Não é incomum encontrarmos processos penais em que contamos apenas com a declaração da vítima. Este é um dos temas mais debatidos no âmbito penal, pois levanta questões relacionadas ao direito à presunção de inocência do acusado e à avaliação das provas.
A presunção de inocência é um direito fundamental estabelecido no artigo 24.2 da Constituição Espanhola, que determina que toda pessoa é inocente até que se prove o contrário. E o artigo 11.1 da Declaração Universal dos Direitos Humanos dispõe que:
"Qualquer pessoa acusada de um delito tem o direito de que se presuma sua inocência enquanto não se prove sua culpabilidade, conforme a lei e em julgamento público, onde todas as garantias necessárias para sua defesa sejam asseguradas. Nesse sentido, a condenação não pode basear-se em meras suspeitas, mas em provas suficientes e conclusivas."
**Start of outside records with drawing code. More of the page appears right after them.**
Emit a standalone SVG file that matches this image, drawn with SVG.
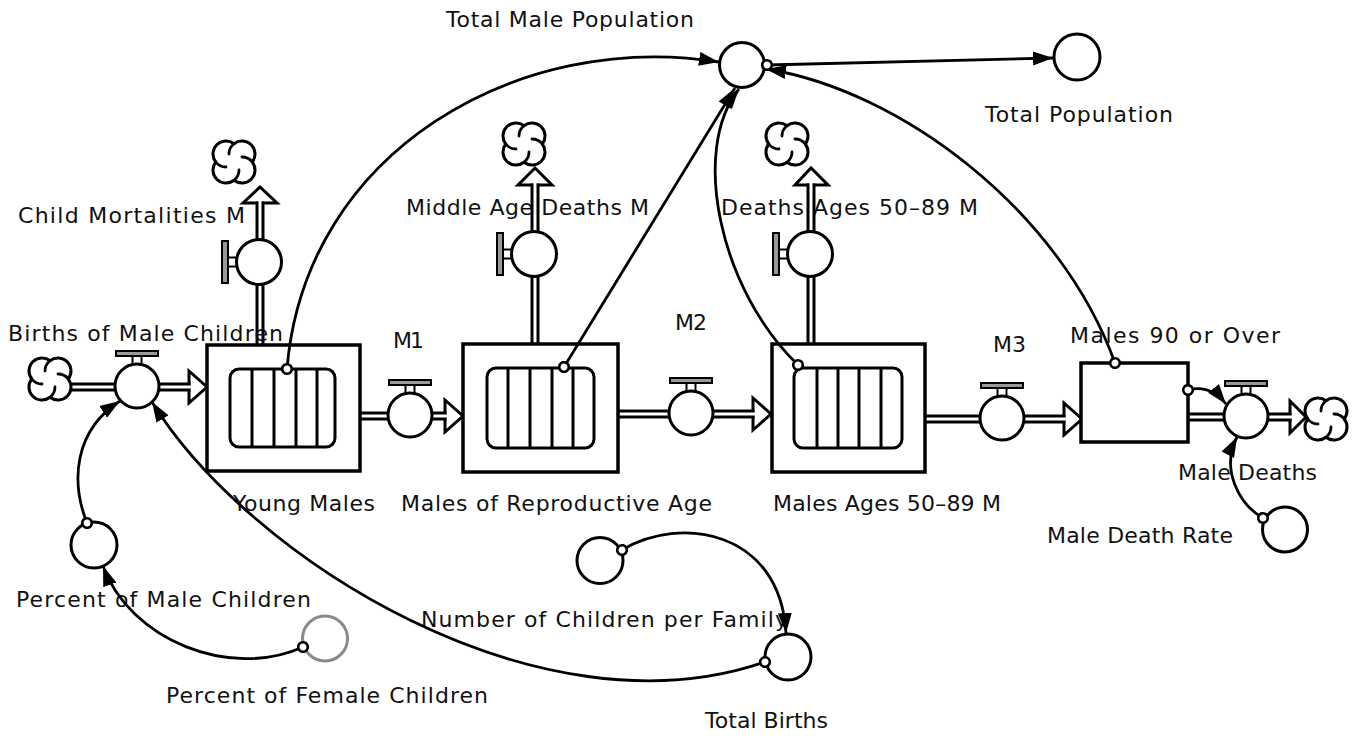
<svg xmlns="http://www.w3.org/2000/svg" xmlns:xlink="http://www.w3.org/1999/xlink" width="1352" height="736" viewBox="0 0 1352 736">
<style>
.lbl{font-family:"DejaVu Sans",Verdana,sans-serif;font-size:22px;fill:#111}
.stock{fill:#fff;stroke:#000;stroke-width:3.5}
.inner{fill:none;stroke:#000;stroke-width:3}
.aux{fill:#fff;stroke:#000;stroke-width:3}
.auxg{fill:#fff;stroke:#8a8a8a;stroke-width:3}
.po{fill:none;stroke:#000;stroke-width:9}
.pi{fill:none;stroke:#fff;stroke-width:3}
.head{fill:#fff;stroke:#000;stroke-width:3;stroke-linejoin:miter}
.link{fill:none;stroke:#000;stroke-width:2.8;marker-start:url(#dot);marker-end:url(#arr)}
.cl{fill:#fff;stroke:#000;stroke-width:3;stroke-linejoin:round}
.sw{fill:none;stroke:#000;stroke-width:2.8;stroke-linecap:round}
</style>
<defs>
<marker id="arr" markerUnits="userSpaceOnUse" markerWidth="21" markerHeight="16" viewBox="0 0 21 16" refX="20" refY="8" orient="auto"><path d="M0,1 L20,8 L0,15 z" fill="#000"/></marker>
<marker id="dot" markerUnits="userSpaceOnUse" markerWidth="14" markerHeight="14" viewBox="-7 -7 14 14" refX="0" refY="0" orient="auto"><circle r="4.8" fill="#fff" stroke="#000" stroke-width="2.6"/></marker>
<g id="valveH">
<rect x="-21" y="-35" width="42" height="5" fill="#999" stroke="#000" stroke-width="2"/>
<rect x="-4.5" y="-30" width="9" height="8.5" fill="#fff" stroke="#000" stroke-width="2"/>
<circle r="22" fill="#fff" stroke="#000" stroke-width="3"/>
</g>
<g id="valveV">
<rect x="-37" y="-21" width="6" height="42" fill="#999" stroke="#000" stroke-width="2"/>
<rect x="-31" y="-4.5" width="9" height="9" fill="#fff" stroke="#000" stroke-width="2"/>
<circle r="22.5" fill="#fff" stroke="#000" stroke-width="3"/>
</g>
<g id="cloud">
<path class="cl" d="M0,-18.25 A13,13 0 0 1 18.25,0 A13,13 0 0 1 0,18.25 A13,13 0 0 1 -18.25,0 A13,13 0 0 1 0,-18.25 Z"/>
<path class="sw" d="M0,-18.25 A13,13 0 0 0 -5,-8"/>
<path class="sw" d="M0,-18.25 A13,13 0 0 0 -5,-8" transform="rotate(90)"/>
<path class="sw" d="M0,-18.25 A13,13 0 0 0 -5,-8" transform="rotate(180)"/>
<path class="sw" d="M0,-18.25 A13,13 0 0 0 -5,-8" transform="rotate(270)"/>
</g>
</defs>
<rect width="1352" height="736" fill="#fff"/>

<g id="flow-pipes">
<polygon class="head" points="189,371 207,387 189,403"/>
<path class="po" d="M72,387H190.5"/><path class="pi" d="M72,387H191"/>
<polygon class="head" points="445,400 463,416 445,432"/>
<path class="po" d="M360,416H446.5"/><path class="pi" d="M360,416H447"/>
<polygon class="head" points="753,398 771,414 753,430"/>
<path class="po" d="M618,414H754.5"/><path class="pi" d="M618,414H755"/>
<polygon class="head" points="1064,403 1082,419 1064,435"/>
<path class="po" d="M925,419H1065.5"/><path class="pi" d="M925,419H1066"/>
<polygon class="head" points="1290,401 1306,417 1290,433"/>
<path class="po" d="M1188,417H1291.5"/><path class="pi" d="M1188,417H1292"/>
<polygon class="head" points="243,203 260,187 277,203"/>
<path class="po" d="M260,345V201.5"/><path class="pi" d="M260,345V201"/>
<polygon class="head" points="518,185 535,168 552,185"/>
<path class="po" d="M535,344V183.5"/><path class="pi" d="M535,344V183"/>
<polygon class="head" points="795,185 811,168 828,185"/>
<path class="po" d="M811,344V183.5"/><path class="pi" d="M811,344V183"/>
</g>

<g id="cloud-births"><use xlink:href="#cloud" href="#cloud" x="50" y="379"/></g>
<g id="cloud-child"><use xlink:href="#cloud" href="#cloud" x="234" y="162"/></g>
<g id="cloud-middle"><use xlink:href="#cloud" href="#cloud" x="524" y="144"/></g>
<g id="cloud-50-89"><use xlink:href="#cloud" href="#cloud" x="787" y="144"/></g>
<g id="cloud-deaths"><use xlink:href="#cloud" href="#cloud" x="1326" y="419"/></g>

<g id="births-of-male-children">
<use xlink:href="#valveH" href="#valveH" x="137" y="386"/>
<text class="lbl" x="8" y="341" textLength="275">Births of Male Children</text>
</g>
<g id="m1">
<use xlink:href="#valveH" href="#valveH" x="410" y="415"/>
<text class="lbl" x="393" y="348" textLength="31">M1</text>
</g>
<g id="m2">
<use xlink:href="#valveH" href="#valveH" x="691" y="413"/>
<text class="lbl" x="675" y="330" textLength="32">M2</text>
</g>
<g id="m3">
<use xlink:href="#valveH" href="#valveH" x="1002" y="418"/>
<text class="lbl" x="993" y="352" textLength="33">M3</text>
</g>
<g id="male-deaths">
<use xlink:href="#valveH" href="#valveH" x="1246" y="416"/>
<text class="lbl" x="1178" y="480" textLength="139">Male Deaths</text>
</g>
<g id="child-mortalities-m">
<use xlink:href="#valveV" href="#valveV" x="259" y="262"/>
<text class="lbl" x="18" y="223" textLength="227">Child Mortalities M</text>
</g>
<g id="middle-age-deaths-m">
<use xlink:href="#valveV" href="#valveV" x="534" y="254"/>
<text class="lbl" x="406" y="215" textLength="243">Middle Age Deaths M</text>
</g>
<g id="deaths-ages-50-89-m">
<use xlink:href="#valveV" href="#valveV" x="810" y="254"/>
<text class="lbl" x="721" y="215" textLength="257">Deaths Ages 50–89 M</text>
</g>

<g id="young-males">
<rect class="stock" x="207" y="345" width="153" height="126"/>
<rect class="inner" x="230" y="369" width="105" height="78" rx="9"/>
<path class="inner" d="M252,369V447M274,369V447M296,369V447M317,369V447"/>
<text class="lbl" x="233" y="511" textLength="142">Young Males</text>
</g>
<g id="males-of-reproductive-age">
<rect class="stock" x="463" y="344" width="155" height="128"/>
<rect class="inner" x="487" y="368" width="107" height="80" rx="9"/>
<path class="inner" d="M508,368V448M530,368V448M552,368V448M573,368V448"/>
<text class="lbl" x="401" y="511" textLength="311">Males of Reproductive Age</text>
</g>
<g id="males-ages-50-89-m">
<rect class="stock" x="772" y="344" width="153" height="128"/>
<rect class="inner" x="794" y="368" width="108" height="80" rx="9"/>
<path class="inner" d="M817,368V448M838,368V448M859,368V448M881,368V448"/>
<text class="lbl" x="773" y="511" textLength="228">Males Ages 50–89 M</text>
</g>
<g id="males-90-or-over">
<rect class="stock" x="1081" y="363" width="107" height="79"/>
<text class="lbl" x="1070" y="343" textLength="210">Males 90 or Over</text>
</g>

<g id="total-male-population">
<circle class="aux" cx="742" cy="65" r="22.5"/>
<text class="lbl" x="446" y="27" textLength="248">Total Male Population</text>
</g>
<g id="total-population">
<circle class="aux" cx="1077" cy="57" r="23"/>
<text class="lbl" x="985" y="122" textLength="188">Total Population</text>
</g>
<g id="percent-of-male-children">
<circle class="aux" cx="94" cy="545" r="23"/>
<text class="lbl" x="16" y="607" textLength="295">Percent of Male Children</text>
</g>
<g id="percent-of-female-children">
<circle class="auxg" cx="325" cy="638.5" r="22.5"/>
<text class="lbl" x="166" y="703" textLength="322">Percent of Female Children</text>
</g>
<g id="number-of-children-per-family">
<circle class="aux" cx="600" cy="560.5" r="23"/>
<text class="lbl" x="421" y="627" textLength="367">Number of Children per Family</text>
</g>
<g id="total-births">
<circle class="aux" cx="788" cy="657" r="23"/>
<text class="lbl" x="705" y="728" textLength="123">Total Births</text>
</g>
<g id="male-death-rate">
<circle class="aux" cx="1285" cy="529.5" r="22.5"/>
<text class="lbl" x="1047" y="543" textLength="186">Male Death Rate</text>
</g>

<g id="connectors">
<path class="link" d="M287,369 C305,150 520,30 719,62"/>
<path class="link" d="M564,367 L735,88"/>
<path class="link" d="M798,365 C720,290 690,150 739,89"/>
<path class="link" d="M1115,363 C1060,210 900,90 766,69"/>
<path class="link" d="M767,65 L1053,58"/>
<path class="link" d="M87,523 C70,480 75,430 120,401"/>
<path class="link" d="M765,662 C540,740 250,560 152,402"/>
<path class="link" d="M303,647 C230,680 130,640 103,566"/>
<path class="link" d="M622,550 C680,515 780,530 786,633"/>
<path class="link" d="M1188,390 Q1210,384 1226,404"/>
<path class="link" d="M1263,518 C1240,505 1220,470 1237,437"/>
</g>
</svg>
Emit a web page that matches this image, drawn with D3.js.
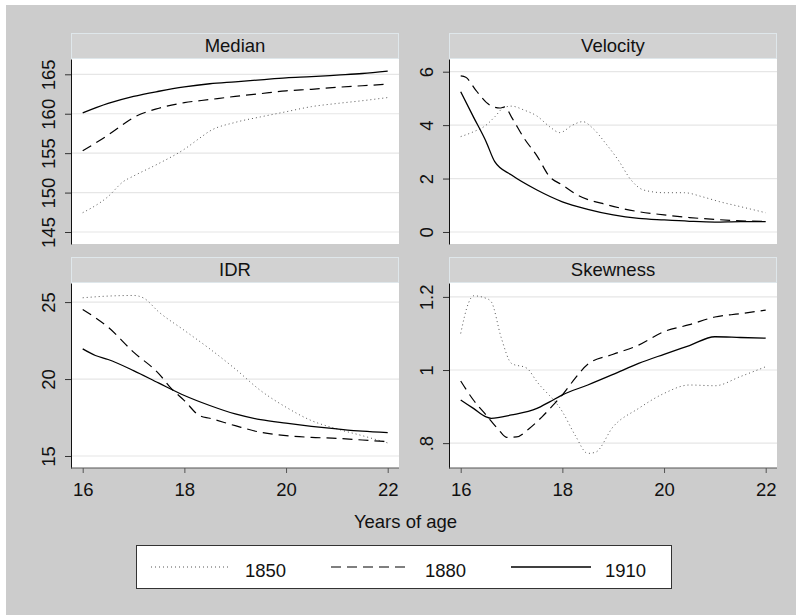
<!DOCTYPE html>
<html lang="en">
<head>
  <meta charset="utf-8" />
  <script src="https://d3js.org/d3.v7.min.js"></script>
  <style>
    body { margin: 0; background: #fff; }
    text { font-family: "Liberation Sans", Arial, Helvetica, sans-serif; fill: #111; }
  </style>
</head>
<body>
<script>
  // ages on the x axis and the ticks for each panel
  var ageTicks = [16, 18, 20, 22];
  var medianTicks = [145, 150, 155, 160, 165];
  var velocityTicks = [0, 2, 4, 6];
  var idrTicks = [15, 20, 25];
  var skewTicks = [0.8, 1, 1.2];

  var cohorts = ["1850", "1880", "1910"];

  // [age, value]
  var median1850 = [[16,147.45],[16.5,149.5],[16.8,151.4],[17,152.1],[17.5,153.7],[18,155.5],[18.3,156.9],[18.5,157.8],[19,158.9],[19.5,159.6],[20,160.25],[20.5,160.9],[21,161.3],[21.5,161.65],[22,162.05]];
  var median1880 = [[16,155.3],[16.5,157.3],[16.9,159.1],[17,159.5],[17.5,160.7],[18,161.4],[18.5,161.8],[19,162.2],[19.5,162.55],[20,162.9],[20.5,163.1],[21,163.35],[21.5,163.55],[22,163.75]];
  var median1910 = [[16,160.1],[16.5,161.3],[17,162.2],[17.5,162.85],[18,163.4],[18.5,163.8],[19,164.05],[19.5,164.3],[20,164.55],[20.5,164.7],[21,164.9],[21.5,165.1],[22,165.4]];

  var velocity1850 = [[16,3.57],[16.25,3.75],[16.5,4.0],[16.67,4.31],[16.85,4.66],[17,4.71],[17.25,4.56],[17.5,4.34],[17.75,3.94],[17.95,3.72],[18.2,4.0],[18.4,4.13],[18.6,3.88],[18.85,3.32],[19.1,2.69],[19.35,1.95],[19.6,1.57],[20,1.47],[20.4,1.47],[20.75,1.32],[21.1,1.13],[21.5,0.95],[22,0.72]];
  var velocity1880 = [[16,5.84],[16.1,5.79],[16.3,5.3],[16.57,4.75],[16.77,4.64],[16.87,4.68],[17,4.3],[17.25,3.5],[17.5,2.85],[17.75,2.07],[18,1.76],[18.3,1.38],[18.9,1.01],[19.5,0.76],[20,0.64],[20.5,0.54],[21,0.47],[21.5,0.42],[22,0.39]];
  var velocity1910 = [[16,5.25],[16.25,4.31],[16.5,3.38],[16.67,2.63],[17,2.13],[17.5,1.57],[18,1.13],[18.5,0.85],[19,0.64],[19.5,0.51],[20,0.45],[20.5,0.4],[21,0.37],[21.5,0.39],[22,0.39]];

  var idr1850 = [[16,25.28],[16.5,25.39],[17,25.43],[17.2,25.26],[17.5,24.35],[18,23.16],[18.5,21.96],[19,20.66],[19.5,19.25],[20,18.17],[20.5,17.3],[21,16.76],[21.5,16.32],[22,15.85]];
  var idr1880 = [[16,24.52],[16.5,23.37],[17,21.75],[17.5,20.34],[17.75,19.36],[18,18.6],[18.3,17.62],[18.5,17.45],[19,16.97],[19.5,16.54],[20,16.32],[20.5,16.21],[21,16.15],[21.5,16.04],[22,15.93]];
  var idr1910 = [[16,21.96],[16.25,21.53],[16.5,21.27],[17,20.55],[17.5,19.73],[18,18.93],[18.5,18.28],[19,17.73],[19.5,17.36],[20,17.13],[20.5,16.93],[21,16.76],[21.5,16.61],[22,16.52]];

  var skew1850 = [[16,1.10],[16.15,1.182],[16.25,1.203],[16.5,1.196],[16.6,1.187],[16.8,1.087],[17,1.018],[17.3,1.005],[17.5,0.968],[18,0.886],[18.25,0.822],[18.5,0.772],[18.65,0.775],[19,0.845],[19.5,0.895],[20,0.936],[20.5,0.959],[21,0.957],[21.5,0.982],[22,1.009]];
  var skew1880 = [[16,0.97],[16.25,0.918],[16.5,0.877],[16.75,0.836],[16.9,0.816],[17.1,0.817],[17.35,0.84],[17.6,0.872],[17.85,0.909],[18,0.932],[18.25,0.977],[18.5,1.016],[19,1.043],[19.5,1.068],[20,1.105],[20.5,1.124],[21,1.145],[21.5,1.154],[22,1.164]];
  var skew1910 = [[16,0.918],[16.25,0.895],[16.5,0.872],[16.6,0.868],[17,0.877],[17.5,0.895],[17.75,0.913],[18,0.932],[18.5,0.959],[19,0.988],[19.5,1.018],[20,1.043],[20.5,1.067],[21,1.091],[21.5,1.089],[22,1.087]];

  // stata style: no leading zero
  var stataFmt = function (d) { return String(d).replace(/^0\./, "."); };

  var panels = [
    { title: "Median",   col: 0, row: 0, ticks: medianTicks,   yDom: [143.48, 166.94], series: [median1850, median1880, median1910] },
    { title: "Velocity", col: 1, row: 0, ticks: velocityTicks, yDom: [-0.45, 6.475],   series: [velocity1850, velocity1880, velocity1910] },
    { title: "IDR",      col: 0, row: 1, ticks: idrTicks,      yDom: [14.22, 26.24],   series: [idr1850, idr1880, idr1910] },
    { title: "Skewness", col: 1, row: 1, ticks: skewTicks,     yDom: [0.732, 1.238],   series: [skew1850, skew1880, skew1910] }
  ];

  var styles = [
    { stroke: "#555", width: 1, dash: "1,3" },
    { stroke: "#000", width: 1.2, dash: "10,6" },
    { stroke: "#000", width: 1.3, dash: null }
  ];

  var colX = [71, 449], plotW = 328;
  var rowY = [33, 257], headH = 26, plotH = 185;

  var svg = d3.select("body").append("svg")
    .attr("width", 796).attr("height", 615);

  svg.append("rect").attr("x", 6).attr("y", 5).attr("width", 790).attr("height", 610).attr("fill", "#cccccc");

  panels.forEach(function (p) {
    var left = colX[p.col], top = rowY[p.row];
    var pTop = top + headH, pBot = pTop + plotH;

    var x = d3.scaleLinear().domain([16, 22]).range([left + 11.7, left + plotW - 11.3]);
    var y = d3.scaleLinear().domain(p.yDom).range([pBot, pTop]);

    // title strip
    svg.append("rect")
      .attr("x", left + 0.5).attr("y", top + 0.5)
      .attr("width", plotW - 1).attr("height", headH - 1)
      .attr("fill", "#d2d2d2").attr("stroke", "#dfe7eb");
    svg.append("text")
      .attr("x", left + plotW / 2).attr("y", top + 19)
      .attr("text-anchor", "middle").attr("font-size", "18.5px")
      .text(p.title);

    // plot area
    svg.append("rect")
      .attr("x", left).attr("y", pTop).attr("width", plotW).attr("height", plotH)
      .attr("fill", "#fff");

    svg.append("g").selectAll("line").data(p.ticks).join("line")
      .attr("x1", left).attr("x2", left + plotW)
      .attr("y1", function (d) { return y(d); })
      .attr("y2", function (d) { return y(d); })
      .attr("stroke", "#e6e6e6").attr("stroke-width", 1.2);

    var line = d3.line()
      .x(function (d) { return x(d[0]); })
      .y(function (d) { return y(d[1]); })
      .curve(d3.curveMonotoneX);

    p.series.forEach(function (s, i) {
      svg.append("path")
        .datum(s)
        .attr("d", line)
        .attr("fill", "none")
        .attr("stroke", styles[i].stroke)
        .attr("stroke-width", styles[i].width)
        .attr("stroke-dasharray", styles[i].dash);
    });

    // y axis
    var yAxis = svg.append("g")
      .attr("transform", "translate(" + left + ",0)")
      .call(d3.axisLeft(y).tickValues(p.ticks).tickSize(6).tickSizeOuter(0).tickFormat(stataFmt));
    yAxis.select(".domain").attr("stroke", "#111");
    yAxis.selectAll(".tick line").attr("stroke", "#333");
    yAxis.selectAll(".tick text")
      .attr("x", null).attr("dy", null)
      .attr("text-anchor", "middle")
      .attr("transform", "translate(-16,0) rotate(-90)")
      .attr("font-size", "18.5px")
      .attr("font-family", "Liberation Sans, Arial, sans-serif")
      .attr("fill", "#111");

    // x axis only on bottom row
    if (p.row === 1) {
      var xAxis = svg.append("g")
        .attr("transform", "translate(0," + pBot + ")")
        .call(d3.axisBottom(x).tickValues(ageTicks).tickSize(5).tickSizeOuter(0).tickFormat(d3.format("d")));
      xAxis.select(".domain").attr("stroke", "#555").attr("d", "M" + left + ",0H" + (left + plotW));
      xAxis.selectAll(".tick line").attr("stroke", "#555");
      xAxis.selectAll(".tick text")
        .attr("y", 27.5).attr("dy", null)
        .attr("font-size", "18.5px")
        .attr("font-family", "Liberation Sans, Arial, sans-serif")
        .attr("fill", "#111");
    }
  });

  svg.append("text")
    .attr("x", 405.5).attr("y", 527.5)
    .attr("text-anchor", "middle").attr("font-size", "18.5px")
    .text("Years of age");

  // legend
  var lg = svg.append("g");
  lg.append("rect")
    .attr("x", 136.5).attr("y", 545.5).attr("width", 535).attr("height", 43)
    .attr("fill", "#fff").attr("stroke", "#333");
  var legX = [151, 331, 511];
  cohorts.forEach(function (c, i) {
    lg.append("line")
      .attr("x1", legX[i]).attr("x2", legX[i] + 80)
      .attr("y1", 567).attr("y2", 567)
      .attr("stroke", styles[i].stroke)
      .attr("stroke-width", styles[i].width)
      .attr("stroke-dasharray", styles[i].dash);
    lg.append("text")
      .attr("x", legX[i] + 94).attr("y", 576.5)
      .attr("font-size", "18.5px")
      .text(c);
  });
</script>
</body>
</html>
Perante um direito tão fundamental, a questão-chave é determinar se a declaração da vítima, por si só, pode alcançar tal nível de suficiência.
O Tribunal Supremo estabeleceu reiteradamente que a declaração da vítima pode constituir prova de acusação válida e suficiente para desvirtuar a presunção de inocência, desde que cumpra certos requisitos:
Ausência de incredibilidade subjetiva: Ou seja, não devem existir razões para considerar a declaração da vítima não crível, a qual não deve estar motivada por rancor, inimizade ou qualquer outro interesse espúrio.
Verossimilhança: Deve ser lógica, coerente e estar apoiada por outros indícios objetivos.
Persistência na declaração: Deve ser mantida sem contradições ou ambiguidades essenciais ao longo do processo.
Existem determinados crimes nos quais a prova testemunhal da vítima adquire uma especial relevância, como nos crimes de violência de gênero, crimes sexuais e alguns crimes de ameaças ou coações. Em muitos desses casos, não há testemunhas diretas nem provas físicas conclusivas, por isso a declaração da vítima pode ser o único elemento probatório disponível. Caso contrário, se considerássemos que a declaração da vítima por si só fosse insuficiente, inúmeros crimes ficariam sem possibilidades de condenação, uma vez que, normalmente, esse tipo de crime é cometido na absoluta clandestinidade, o que dificulta a existência de outros tipos de provas.
**Desafios e controvérsias**
Apesar dos critérios jurisprudenciais, a avaliação da declaração da vítima continua a ser um tema controverso. Um dos principais desafios é evitar condenações baseadas em testemunhos frágeis ou contraditórios, sem um adequado confronto com outros elementos probatórios. Além disso, é fundamental garantir o direito de defesa do acusado, permitindo-lhe questionar a credibilidade do testemunho através de interrogatórios e outras provas.
**Conclusão**
A declaração da vítima como única prova no processo penal é um tema de grande relevância e complexidade. Embora possa ser suficiente para fundamentar uma condenação, sua avaliação deve ser rigorosa e ajustada aos padrões jurisprudenciais para garantir um equilíbrio entre a proteção das vítimas e o respeito aos direitos fundamentais dos acusados. Em última análise, o julgamento sobre a credibilidade da declaração deve ser realizado caso a caso, considerando as circunstâncias específicas de cada processo penal.